I think Matt makes some very smart points in his subscription-only review of two new books on the political landscape:
the broader logic of regionalism appears questionable in many respects. If you want to understand the political dynamics in, say, Las Vegas, you should look at a whole class of high-growth Sun Belt cities with large Latino populations, including Houston, Phoenix, and Los Angeles. You don't want to be told that Vegas, like Phoenix, is part of the "Mountains/Plains region" along with rural Utah, Omaha, and Fargo, whereas Los Angeles is in the "Pacific" and Houston is part of the "South."
The impulse to describe American politics in regionalist terms is an understandable reflex for authors who've specialized in the political history of Dixie, and it well suits the recent preoccupation with red states versus blue states. As is well known, however, when you bore down to the county level, there is little evidence of kinds of states, as opposed to kinds of places. College towns, cities, and the inner suburbs of very large cities tend to vote Democratic; less-populated, whiter places tend to vote Republican. The state-by-state aggregates matter, of course, because that's how electoral votes and Senate seats get parceled out. For analytic purposes, however, the point is that Illinois contains a giant city and Indiana does not -- not that Hoosiers, as such, have some characteristics of Republican-ness that demographically similar residents of Illinois lack.
This is a very true, and very undercovered, point.

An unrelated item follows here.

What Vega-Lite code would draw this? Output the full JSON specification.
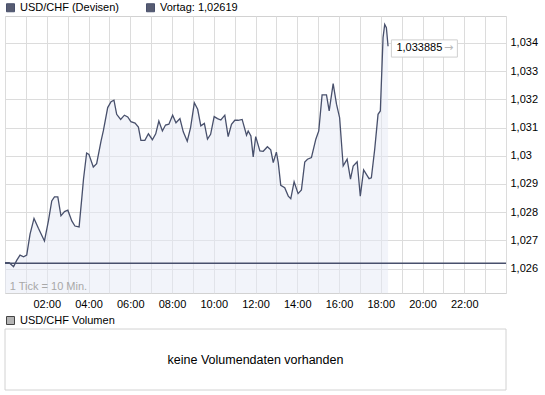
{
  "$schema": "https://vega.github.io/schema/vega-lite/v6.json",
  "background": "white",
  "padding": {"left": 3, "top": 1, "right": 0, "bottom": 0},
  "bounds": "flush",
  "spacing": 36,
  "config": {
    "font": "Liberation Sans",
    "view": {"stroke": "#d2d2d2"},
    "axis": {"labelFont": "Liberation Sans", "labelFontSize": 11, "labelColor": "#000000", "gridColor": "#dcdcdc", "gridWidth": 1, "domain": false, "ticks": false, "title": null, "labelOverlap": false},
    "legend": {"labelFont": "Liberation Sans", "labelFontSize": 11, "labelColor": "#000000", "padding": 0}
  },
  "datasets": {
    "fx": [
      {"h": 0.0, "v": 1.02621}, {"h": 0.2, "v": 1.02621}, {"h": 0.41, "v": 1.02607}, {"h": 0.56, "v": 1.02629},
      {"h": 0.72, "v": 1.02648}, {"h": 0.89, "v": 1.02642}, {"h": 1.04, "v": 1.02648}, {"h": 1.2, "v": 1.02722},
      {"h": 1.39, "v": 1.02778}, {"h": 1.6, "v": 1.02743}, {"h": 1.89, "v": 1.02698}, {"h": 2.08, "v": 1.02769},
      {"h": 2.24, "v": 1.0284}, {"h": 2.37, "v": 1.02854}, {"h": 2.53, "v": 1.02854}, {"h": 2.68, "v": 1.02787},
      {"h": 2.85, "v": 1.02802}, {"h": 3.01, "v": 1.02807}, {"h": 3.2, "v": 1.02769}, {"h": 3.35, "v": 1.02751},
      {"h": 3.55, "v": 1.02748}, {"h": 3.68, "v": 1.02851}, {"h": 3.76, "v": 1.02917}, {"h": 3.91, "v": 1.0301},
      {"h": 4.02, "v": 1.03005}, {"h": 4.23, "v": 1.0296}, {"h": 4.39, "v": 1.02972}, {"h": 4.6, "v": 1.03052},
      {"h": 4.71, "v": 1.03088}, {"h": 4.92, "v": 1.03171}, {"h": 5.08, "v": 1.03192}, {"h": 5.22, "v": 1.03197},
      {"h": 5.35, "v": 1.03147}, {"h": 5.54, "v": 1.03129}, {"h": 5.72, "v": 1.03144}, {"h": 5.88, "v": 1.03138},
      {"h": 6.03, "v": 1.03121}, {"h": 6.23, "v": 1.03116}, {"h": 6.39, "v": 1.03102}, {"h": 6.51, "v": 1.03055},
      {"h": 6.7, "v": 1.03055}, {"h": 6.87, "v": 1.03078}, {"h": 7.06, "v": 1.03057}, {"h": 7.22, "v": 1.03078},
      {"h": 7.37, "v": 1.03123}, {"h": 7.54, "v": 1.03088}, {"h": 7.69, "v": 1.03109}, {"h": 7.85, "v": 1.03112},
      {"h": 8.03, "v": 1.03144}, {"h": 8.19, "v": 1.03117}, {"h": 8.38, "v": 1.03132}, {"h": 8.54, "v": 1.03085},
      {"h": 8.73, "v": 1.03052}, {"h": 8.89, "v": 1.031}, {"h": 9.07, "v": 1.03188}, {"h": 9.23, "v": 1.03165},
      {"h": 9.38, "v": 1.03106}, {"h": 9.55, "v": 1.03115}, {"h": 9.7, "v": 1.03059}, {"h": 9.85, "v": 1.03076},
      {"h": 10.02, "v": 1.03139}, {"h": 10.18, "v": 1.03132}, {"h": 10.34, "v": 1.03127}, {"h": 10.53, "v": 1.03144},
      {"h": 10.69, "v": 1.03068}, {"h": 10.85, "v": 1.03112}, {"h": 11.01, "v": 1.03126}, {"h": 11.17, "v": 1.03126},
      {"h": 11.36, "v": 1.03129}, {"h": 11.57, "v": 1.03073}, {"h": 11.65, "v": 1.03088}, {"h": 11.78, "v": 1.0307},
      {"h": 11.89, "v": 1.02996}, {"h": 12.01, "v": 1.03068}, {"h": 12.21, "v": 1.03017}, {"h": 12.37, "v": 1.03016},
      {"h": 12.57, "v": 1.03032}, {"h": 12.73, "v": 1.03021}, {"h": 12.85, "v": 1.02976}, {"h": 13.0, "v": 1.03013},
      {"h": 13.09, "v": 1.02976}, {"h": 13.21, "v": 1.02895}, {"h": 13.4, "v": 1.02887}, {"h": 13.57, "v": 1.02857},
      {"h": 13.69, "v": 1.02848}, {"h": 13.85, "v": 1.02908}, {"h": 14.04, "v": 1.02866}, {"h": 14.2, "v": 1.02879},
      {"h": 14.36, "v": 1.02978}, {"h": 14.49, "v": 1.02988}, {"h": 14.68, "v": 1.02994}, {"h": 14.89, "v": 1.03059},
      {"h": 15.03, "v": 1.03088}, {"h": 15.19, "v": 1.03216}, {"h": 15.4, "v": 1.03216}, {"h": 15.53, "v": 1.03159},
      {"h": 15.72, "v": 1.03256}, {"h": 15.88, "v": 1.03183}, {"h": 16.03, "v": 1.03135}, {"h": 16.2, "v": 1.02964},
      {"h": 16.39, "v": 1.02988}, {"h": 16.55, "v": 1.02917}, {"h": 16.68, "v": 1.02964}, {"h": 16.87, "v": 1.02979},
      {"h": 17.02, "v": 1.02857}, {"h": 17.18, "v": 1.0295}, {"h": 17.44, "v": 1.02919}, {"h": 17.55, "v": 1.02922},
      {"h": 17.71, "v": 1.03023}, {"h": 17.87, "v": 1.03147}, {"h": 17.98, "v": 1.03159}, {"h": 18.11, "v": 1.03419},
      {"h": 18.19, "v": 1.03466}, {"h": 18.27, "v": 1.03454}, {"h": 18.35, "v": 1.033885}
    ]
  },
  "vconcat": [
    {
      "width": 501,
      "height": 277,
      "layer": [
        {
          "data": {"name": "fx"},
          "mark": {"type": "area", "color": "#e6e9f5", "opacity": 0.5, "clip": true},
          "encoding": {
            "x": {"field": "h", "type": "quantitative", "scale": {"domain": [0, 24], "nice": false},
              "axis": {"orient": "bottom", "values": [0,1,2,3,4,5,6,7,8,9,10,11,12,13,14,15,16,17,18,19,20,21,22,23,24], "tickCount": 50, "labelPadding": 5, "labelOverlap": false,
                "labelExpr": "(datum.value % 2 == 0 && datum.value > 0 && datum.value < 24) ? ((datum.value < 10 ? '0' : '') + datum.value + ':00') : ''"}},
            "y": {"field": "v", "type": "quantitative", "scale": {"domain": [1.025135, 1.034957], "zero": false, "nice": false},
              "axis": {"orient": "right", "values": [1.026, 1.027, 1.028, 1.029, 1.03, 1.031, 1.032, 1.033, 1.034], "tickCount": 50, "labelPadding": 4, "labelOverlap": false, "labelBound": false,
                "labelExpr": "replace(format(datum.value, '.3~f'), '.', ',')"}}
          }
        },
        {
          "data": {"name": "fx"},
          "mark": {"type": "line", "strokeWidth": 1.3, "clip": true},
          "encoding": {
            "x": {"field": "h", "type": "quantitative", "scale": {"domain": [0, 24], "nice": false}},
            "y": {"field": "v", "type": "quantitative", "scale": {"domain": [1.025135, 1.034957], "zero": false, "nice": false}},
            "color": {"datum": "USD/CHF (Devisen)",
              "scale": {"domain": ["USD/CHF (Devisen)", "Vortag: 1,02619"], "range": ["#48506c", "#48506c"]},
              "legend": {"orient": "none", "legendX": 0, "legendY": -14, "direction": "horizontal", "title": null,
                "symbolType": "square", "symbolSize": 64, "columnPadding": 24, "labelOffset": 4,
                "encode": {"symbols": {"update": {"fill": {"value": "#575c72"}, "stroke": {"value": "#222222"}, "strokeWidth": {"value": 1}}}}}}
          }
        },
        {
          "data": {"values": [{}]},
          "mark": {"type": "rule", "strokeWidth": 1.3},
          "encoding": {
            "y": {"datum": 1.02619, "type": "quantitative", "scale": {"domain": [1.025135, 1.034957], "zero": false, "nice": false}},
            "color": {"datum": "Vortag: 1,02619"}
          }
        },
        {
          "data": {"values": [{}]},
          "mark": {"type": "rect", "fill": "#ffffff", "stroke": "#cfcfcf", "strokeWidth": 1},
          "encoding": {
            "x": {"datum": 18.51, "type": "quantitative", "scale": {"domain": [0, 24], "nice": false}},
            "x2": {"datum": 21.67},
            "y": {"datum": 1.03411, "type": "quantitative", "scale": {"domain": [1.025135, 1.034957], "zero": false, "nice": false}},
            "y2": {"datum": 1.0335}
          }
        },
        {
          "data": {"values": [{"h": 18.75, "v": 1.033805, "t": "1,033885"}]},
          "mark": {"type": "text", "align": "left", "baseline": "middle", "fontSize": 11, "color": "#000000"},
          "encoding": {
            "x": {"field": "h", "type": "quantitative", "scale": {"domain": [0, 24], "nice": false}},
            "y": {"field": "v", "type": "quantitative", "scale": {"domain": [1.025135, 1.034957], "zero": false, "nice": false}},
            "text": {"field": "t"}
          }
        },
        {
          "data": {"values": [{"h": 21.03, "v": 1.033805, "t": "→"}]},
          "mark": {"type": "text", "align": "left", "baseline": "middle", "fontSize": 11, "color": "#b8b8b8", "font": "DejaVu Sans"},
          "encoding": {
            "x": {"field": "h", "type": "quantitative", "scale": {"domain": [0, 24], "nice": false}},
            "y": {"field": "v", "type": "quantitative", "scale": {"domain": [1.025135, 1.034957], "zero": false, "nice": false}},
            "text": {"field": "t"}
          }
        },
        {
          "data": {"values": [{"h": 0.23, "v": 1.02535, "t": "1 Tick = 10 Min."}]},
          "mark": {"type": "text", "align": "left", "baseline": "middle", "fontSize": 11, "color": "#a8a8a8"},
          "encoding": {
            "x": {"field": "h", "type": "quantitative", "scale": {"domain": [0, 24], "nice": false}},
            "y": {"field": "v", "type": "quantitative", "scale": {"domain": [1.025135, 1.034957], "zero": false, "nice": false}},
            "text": {"field": "t"}
          }
        }
      ]
    },
    {
      "width": 501,
      "height": 61,
      "layer": [
        {
          "data": {"values": [{}]},
          "mark": {"type": "rect", "fill": null, "stroke": "#d2d2d2", "strokeWidth": 1},
          "encoding": {}
        },
        {
          "data": {"values": [{"s": "USD/CHF Volumen"}]},
          "mark": {"type": "square", "opacity": 0},
          "encoding": {
            "color": {"field": "s", "type": "nominal", "scale": {"range": ["#b4b4b4"]},
              "legend": {"orient": "none", "legendX": 0, "legendY": -14, "title": null, "symbolType": "square", "symbolSize": 64, "labelOffset": 4,
                "encode": {"symbols": {"update": {"fill": {"value": "#b4b4b4"}, "stroke": {"value": "#444444"}, "strokeWidth": {"value": 1}, "opacity": {"value": 1}}}}}}
          }
        },
        {
          "data": {"values": [{"msg": "keine Volumendaten vorhanden"}]},
          "mark": {"type": "text", "fontSize": 12.5, "color": "#000000", "align": "center", "baseline": "middle"},
          "encoding": {"text": {"field": "msg"}}
        }
      ]
    }
  ],
  "resolve": {"scale": {"color": "independent"}, "legend": {"color": "independent"}}
}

It's long been understood that urban centers go Democratic, rural areas vote Republican, suburban/exurban areas swing/lean Republican, coastal areas trend left, etc, etc. But because presidential campaigns necessarily focus on winnable states -- as you need to win a state to get their electoral votes -- the media has tended to unhelpfully make state-level preferences their sorting category of choice, even as the unit paints a remarkably misleading picture of the actual electoral trends within any one state. California, for instance, is decidedly blue, because folks are clustered in cities and on the coast. Orange County, though, has long been rather red, and inland California is politically indistinguishable from Wyoming. So, in the interest of more accurate political coverage, I think we should move towards popular vote elections.